• _Extracted entries_

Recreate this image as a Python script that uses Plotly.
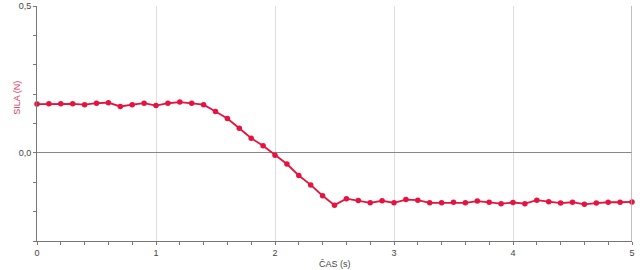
import plotly.graph_objects as go

time_s = [round(i * 0.1, 1) for i in range(51)]
force_n = [0.166, 0.167, 0.167, 0.167, 0.164, 0.169, 0.171, 0.158, 0.164, 0.169,
           0.161, 0.169, 0.173, 0.169, 0.164, 0.141, 0.117, 0.084, 0.050, 0.024,
           -0.008, -0.038, -0.077, -0.109, -0.146, -0.178, -0.156, -0.162, -0.170, -0.163,
           -0.170, -0.159, -0.161, -0.170, -0.170, -0.168, -0.170, -0.164, -0.168, -0.173,
           -0.169, -0.173, -0.161, -0.166, -0.171, -0.168, -0.175, -0.171, -0.168, -0.168,
           -0.167]

y_tickvals = [0.0, 0.5]
y_ticktext = ["0,0", "0,5"]
x_tickvals = [0, 1, 2, 3, 4, 5]
x_ticktext = ["0", "1", "2", "3", "4", "5"]

line_color = "#e8123e"
font = "Liberation Sans, Arial, sans-serif"

fig = go.Figure()
fig.add_trace(go.Scatter(
    x=time_s, y=force_n, mode="lines+markers",
    line=dict(color=line_color, width=1.8),
    marker=dict(color=line_color, size=5.5),
    showlegend=False, hoverinfo="skip", cliponaxis=False,
))

fig.update_layout(
    width=640, height=270,
    margin=dict(l=37, r=8, t=6, b=29, autoexpand=False),
    paper_bgcolor="white", plot_bgcolor="white",
    font=dict(family=font, size=9, color="#444"),
    xaxis=dict(
        range=[0, 5], tickvals=x_tickvals, ticktext=x_ticktext,
        showgrid=True, gridcolor="#dddddd", gridwidth=1,
        showline=True, linecolor="#777", linewidth=1,
        ticks="outside", ticklen=3, tickcolor="#777",
        minor=dict(dtick=0.2, ticks="outside", ticklen=3, tickcolor="#777", showgrid=False),
        zeroline=False, automargin=False,
    ),
    yaxis=dict(
        range=[-0.3, 0.5], tickvals=y_tickvals, ticktext=y_ticktext,
        showgrid=True, gridcolor="#dddddd", gridwidth=1,
        showline=True, linecolor="#777", linewidth=1,
        ticks="outside", ticklen=3, tickcolor="#777",
        minor=dict(dtick=0.1, ticks="outside", ticklen=3, tickcolor="#777", showgrid=False),
        zeroline=True, zerolinecolor="#888", zerolinewidth=1.2, automargin=False,
    ),
    annotations=[
        dict(text="SILA (N)", textangle=-90, xref="paper", yref="paper",
             x=-0.035, y=0.61, xanchor="center", yanchor="middle", showarrow=False,
             font=dict(size=9, color="#d83a60", family=font)),
        dict(text="ČAS (s)", xref="paper", yref="paper",
             x=0.5, y=-0.098, xanchor="center", yanchor="middle", showarrow=False,
             font=dict(size=9, color="#444", family=font)),
    ],
    shapes=[dict(
        type="line", xref="x", yref="paper",
        x0=max(time_s), x1=max(time_s), y0=0, y1=1,
        line=dict(color="#aaaaaa", width=1.5),
    )],
)

fig.write_html("out.html")
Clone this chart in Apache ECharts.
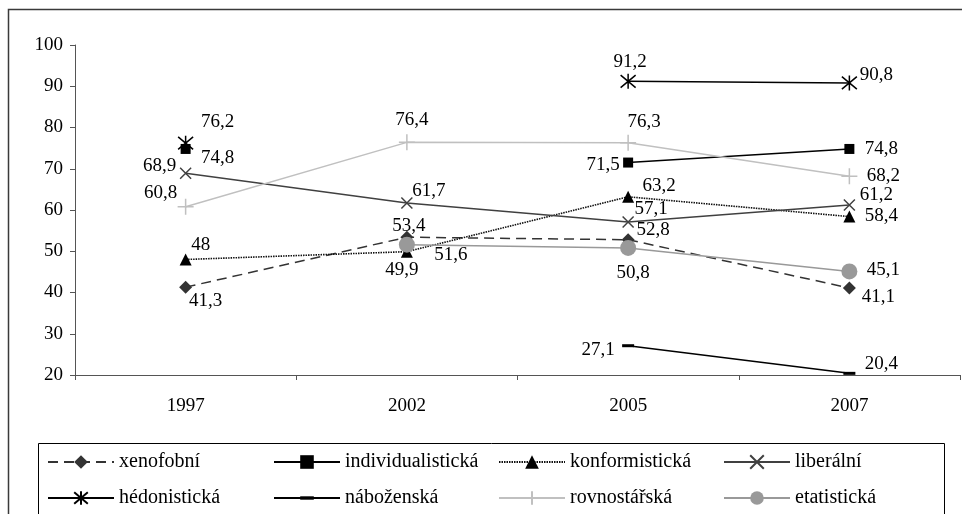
<!DOCTYPE html>
<html>
<head>
<meta charset="utf-8">
<script src="https://cdn.jsdelivr.net/npm/echarts@6/dist/echarts.min.js"></script>
<style>
html,body{margin:0;padding:0;background:#fff;}
#chart{width:962px;height:514px;}
</style>
</head>
<body>
<div id="chart"></div>
<script>
// ---- data ----
const categories = ['1997', '2002', '2005', '2007'];
const seriesNames = ['xenofobní', 'individualistická', 'konformistická', 'liberální',
                     'hédonistická', 'náboženská', 'rovnostářská', 'etatistická'];
const xenofobni         = [41.3, 53.4, 52.8, 41.1];
const individualisticka = [74.8, null, 71.5, 74.8];
const konformisticka    = [48, 49.9, 63.2, 58.4];
const liberalni         = [68.9, 61.7, 57.1, 61.2];
const hedonisticka      = [76.2, null, 91.2, 90.8];
const nabozenska        = [null, null, 27.1, 20.4];
const rovnostarska      = [60.8, 76.4, 76.3, 68.2];
const etatisticka       = [null, 51.6, 50.8, 45.1];
const yMin = 20, yMax = 100, yStep = 10;

// ---- label placement (style only) ----
const offsets = {
  xen: [[20, 14], [2, -11], [25, -10], [29, 9]],
  ind: [[32, 9], null, [-25, 2], [32, 0]],
  kon: [[15, -14], [-5, 18], [31, -11], [32, -1]],
  lib: [[-26, -7], [22, -12], [23, -13], [27, -10]],
  hed: [[32, -21], null, [2, -19], [27, -8]],
  nab: [null, null, [-30, 4], [32, -9]],
  rov: [[-25, -14], [5, -22], [16, -21], [34, 0]],
  eta: [null, [44, 10], [5, 25], [34, -1]]
};

const FONT = 'Liberation Serif, DejaVu Serif, serif';

function build(values, off) {
  return values.map((v, i) => v == null ? '-' : { value: v, label: { offset: off[i] } });
}
const labelBase = {
  show: true,
  position: 'inside',
  color: '#000',
  fontFamily: FONT,
  fontSize: 19,
  textBorderWidth: 0,
  textBorderColor: 'transparent',
  formatter: p => String(p.value).replace('.', ',')
};

const X_PATH = 'path://M0,0L10,10M10,0L0,10';
const STAR_PATH = 'path://M0,0L10,10M10,0L0,10M5,-1L5,11';
const PLUS_PATH = 'path://M5,0L5,10M0,5L10,5';
const DASH_PATH = 'path://M0,-4.5L0,-4.5M0,0L12,0L12,3L0,3ZM12,7.5L12,7.5';

const series = [
  { name: seriesNames[0], data: build(xenofobni, offsets.xen), color: '#333333',
    lineStyle: { color: '#333333', width: 1.5, type: [10, 6] },
    symbol: 'diamond', symbolSize: 13, itemStyle: { color: '#333333' } },
  { name: seriesNames[1], data: build(individualisticka, offsets.ind), color: '#000',
    lineStyle: { color: '#000', width: 1.5 },
    symbol: 'rect', symbolSize: 10, itemStyle: { color: '#000' } },
  { name: seriesNames[2], data: build(konformisticka, offsets.kon), color: '#000',
    lineStyle: { color: '#111', width: 1.6, type: [1.5, 1] },
    symbol: 'triangle', symbolSize: 12, itemStyle: { color: '#000' } },
  { name: seriesNames[3], data: build(liberalni, offsets.lib), color: '#404040',
    lineStyle: { color: '#404040', width: 1.5 },
    symbol: X_PATH, symbolSize: 11, itemStyle: { color: '#404040', borderColor: '#404040', borderWidth: 1.5 } },
  { name: seriesNames[4], data: build(hedonisticka, offsets.hed), color: '#000',
    lineStyle: { color: '#000', width: 1.5 },
    symbol: STAR_PATH, symbolSize: 15, itemStyle: { color: '#000', borderColor: '#000', borderWidth: 1.5 } },
  { name: seriesNames[5], data: build(nabozenska, offsets.nab), color: '#000',
    lineStyle: { color: '#000', width: 1.5 },
    symbol: DASH_PATH, symbolSize: 12, itemStyle: { color: '#000' } },
  { name: seriesNames[6], data: build(rovnostarska, offsets.rov), color: '#c0c0c0',
    lineStyle: { color: '#c0c0c0', width: 1.5 },
    symbol: PLUS_PATH, symbolSize: 16, itemStyle: { color: '#c0c0c0', borderColor: '#c0c0c0', borderWidth: 1.5 } },
  { name: seriesNames[7], data: build(etatisticka, offsets.eta), color: '#999999',
    lineStyle: { color: '#999999', width: 1.5 },
    symbol: 'circle', symbolSize: 16, itemStyle: { color: '#999999' } }
].map(s => Object.assign({
  type: 'line', showSymbol: true, showAllSymbol: true, connectNulls: false,
  animation: false, label: labelBase, emphasis: { disabled: true }
}, s));

// legend: 4 columns x 2 rows
const legendCols = [47, 273, 498, 723];
const legendRows = [452, 488];
const legends = seriesNames.map((n, i) => ({
  data: [n],
  left: legendCols[i % 4],
  top: legendRows[Math.floor(i / 4)],
  padding: 0,
  itemWidth: 66,
  itemHeight: 17,
  itemGap: 0,
  selectedMode: false,
  textStyle: { fontFamily: FONT, fontSize: 20, color: '#000' }
}));

const chart = echarts.init(document.getElementById('chart'), null, { renderer: 'canvas' });
chart.setOption({
  backgroundColor: '#fff',
  animation: false,
  grid: { left: 75, top: 45, right: 2, bottom: 139 },
  graphic: [
    { type: 'rect', shape: { x: 8.5, y: 9.5, width: 1200, height: 800 },
      style: { fill: 'none', stroke: '#3a3a3a', lineWidth: 1.5 }, z: -10, silent: true },
    { type: 'rect', shape: { x: 38.5, y: 443.5, width: 906, height: 200 },
      style: { fill: 'none', stroke: '#000', lineWidth: 1 }, z: -9, silent: true }
  ],
  legend: legends,
  xAxis: {
    type: 'category',
    data: categories,
    boundaryGap: true,
    axisLine: { lineStyle: { color: '#555', width: 1 } },
    axisTick: { show: true, length: 5, lineStyle: { color: '#555' } },
    axisLabel: { fontFamily: FONT, fontSize: 19, color: '#000', margin: 22 },
    splitLine: { show: false }
  },
  yAxis: {
    type: 'value',
    min: yMin, max: yMax, interval: yStep,
    axisLine: { show: true, lineStyle: { color: '#555', width: 1 } },
    axisTick: { show: true, length: 5, lineStyle: { color: '#555' } },
    axisLabel: { fontFamily: FONT, fontSize: 19, color: '#000', margin: 12 },
    splitLine: { show: false }
  },
  series: series
});
</script>
</body>
</html>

• _Exercise_
Lines that hold "this" are the ones to copy; find all of them.

• _The response_
Recreate this image as a Python script that uses Plotly.
Clone this chart in Apache ECharts.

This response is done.